Nigeria's economy could shrink the most in almost half a century this year after the collapse of the price of crude.
The staff of the International Monetary Fund will recommend the approval of $3.4 billion in emergency funding to Nigeria when the lender’s executive board meets next week, according to two people with direct knowledge of the plan.
The loan, scheduled to be repaid in a maximum of five years, would be the largest allocation yet by the IMF to an African country to assist with the coronavirus pandemic. The lender approved a disbursement of about $1 billion to Ghana earlier this month. The outbreak is reducing demand for and prices of Africa’s commodities, while domestic lockdowns have shuttered industries and trade.
Nigeria’s request for $3.4 billion will be considered on April 28, an IMF spokesperson said. A finance ministry spokesman declined to comment.

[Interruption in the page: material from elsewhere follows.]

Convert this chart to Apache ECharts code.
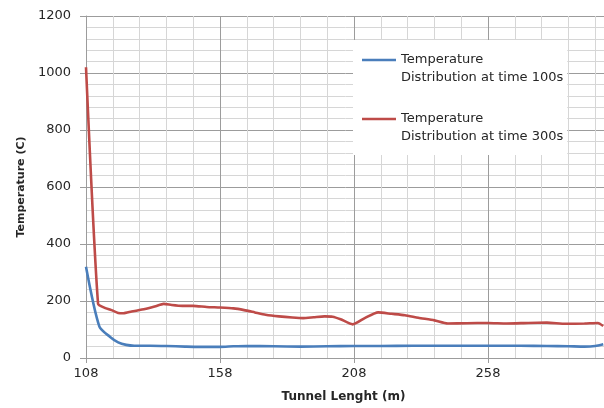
<!DOCTYPE html>
<html>
<head>
<meta charset="utf-8">
<script src="https://cdn.jsdelivr.net/npm/echarts@6/dist/echarts.min.js"></script>
<style>
  html, body { margin: 0; padding: 0; background: #fff; }
  #chart { width: 604px; height: 408px; }
</style>
</head>
<body>
<div id="chart"></div>
<script>
// Temperature along the tunnel at two moments of the fire simulation
const seriesNames = [
  'Temperature\nDistribution at time 100s',
  'Temperature\nDistribution at time 300s'
];

// time 100 s
const lengthAt100 = [108, 113, 117, 120, 123, 126, 132, 138, 145, 150, 158, 163, 168, 178, 188, 198, 208, 218, 230, 245, 258, 270, 280, 288, 294, 298, 301];
const tempAt100   = [320, 110, 74, 55, 46, 43, 43, 42, 40, 39, 39, 41, 42, 41, 40, 41, 42, 42, 43, 43, 43, 43, 42, 41, 40, 42, 48];

// time 300 s
const lengthAt300 = [108, 112.5, 115, 117.5, 120, 122, 125, 130, 134, 137, 140, 144, 148, 153, 158, 163, 167, 171, 175, 180, 185, 189, 193, 197, 200, 203, 207.5, 212, 217, 222, 227, 232, 238, 243, 250, 258, 265, 273, 280, 287, 294, 299, 301];
const tempAt300   = [1020, 190, 176, 168, 158, 157, 163, 172, 182, 190, 186, 183, 183, 179, 177, 174, 168, 160, 152, 146, 142, 140, 143, 146, 145, 136, 118, 140, 160, 155, 150, 141, 132, 121, 122, 123, 121, 123, 124, 120, 121, 123, 112];

// axis ranges (the plot runs past the right edge of the canvas)
const xMin = 108, xMax = 308, xStep = 50;
const yMin = 0, yMax = 1200, yStep = 200;

const pairs = (xs, ys) => xs.map((x, i) => [x, ys[i]]);

const FONT = 'DejaVu Sans';
const majorGrid = '#9c9c9c';
const minorGrid = '#d6d6d6';
const textColor = '#262626';

// horizontal line icon sitting beside the first line of a two-line legend label
const legendIcon = 'path://M0,0L0,0M0,36L0,36M0,7.7L34,7.7L34,10.3L0,10.3Z';

const chart = echarts.init(document.getElementById('chart'), null, { renderer: 'canvas' });

chart.setOption({
  animation: false,
  backgroundColor: '#ffffff',
  grid: { left: 86, top: 16, width: 536, height: 342, containLabel: false, outerBoundsMode: 'none' },
  xAxis: {
    type: 'value',
    min: xMin, max: xMax, interval: xStep,
    name: 'Tunnel Lenght (m)',
    nameLocation: 'middle',
    nameGap: 33,
    nameTextStyle: { fontFamily: FONT, fontWeight: 'bold', fontSize: 12, color: textColor, padding: [0, 21, 0, 0] },
    axisLine: { show: true, lineStyle: { color: majorGrid, width: 1 } },
    axisTick: { show: true, length: 5, lineStyle: { color: majorGrid } },
    axisLabel: { fontFamily: FONT, fontSize: 13, color: textColor, margin: 9, showMaxLabel: false,
                 formatter: v => String(v) },
    splitLine: { show: true, lineStyle: { color: majorGrid, width: 1 } },
    minorTick: { show: false, splitNumber: 5 },
    minorSplitLine: { show: true, lineStyle: { color: minorGrid, width: 1 } }
  },
  yAxis: {
    type: 'value',
    min: yMin, max: yMax, interval: yStep,
    name: 'Temperature (C)',
    nameLocation: 'middle',
    nameGap: 58,
    nameTextStyle: { fontFamily: FONT, fontWeight: 'bold', fontSize: 11, color: textColor },
    axisLine: { show: true, lineStyle: { color: majorGrid, width: 1 } },
    axisTick: { show: true, length: 6, lineStyle: { color: majorGrid } },
    axisLabel: { fontFamily: FONT, fontSize: 13, color: textColor, margin: 15,
                 formatter: v => String(v) },
    splitLine: { show: true, lineStyle: { color: majorGrid, width: 1 } },
    minorTick: { show: false, splitNumber: 5 },
    minorSplitLine: { show: true, lineStyle: { color: minorGrid, width: 1 } }
  },
  legend: {
    orient: 'vertical',
    left: 353, top: 40,
    padding: [11, 4, 9, 9],
    itemGap: 23,
    itemWidth: 34, itemHeight: 36,
    icon: legendIcon,
    itemStyle: { borderWidth: 0 },
    backgroundColor: '#ffffff',
    textStyle: { fontFamily: FONT, fontSize: 13, lineHeight: 18, color: textColor },
    data: seriesNames
  },
  series: [
    {
      name: seriesNames[0], type: 'line',
      data: pairs(lengthAt100, tempAt100),
      showSymbol: false, smooth: 0.25,
      color: '#4a7ebb',
      lineStyle: { width: 2.6, color: '#4a7ebb' }
    },
    {
      name: seriesNames[1], type: 'line',
      data: pairs(lengthAt300, tempAt300),
      showSymbol: false, smooth: 0.2,
      color: '#be4b48',
      lineStyle: { width: 2.6, color: '#be4b48' }
    }
  ]
});
</script>
</body>
</html>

Hit by crashing oil prices and lockdowns, Nigeria requested the amount under the Rapid Financing Instrument, which offers funding without the strings of a full program, said the people, who asked not to be identified because the information is not yet public. Nigeria also requested another $3.5 billion in total from the World Bank and the African Development Bank.
The oil producer’s economy could shrink the most in almost half a century this year after the collapse of the price of crude, which makes up more than haft of government revenues and 90% of exports.
The IMF will mobilize more than $18 billion to respond to more than 40 African countries who have requested assistance to battle the pandemic, Managing Director Kristalina Georgieva said last week.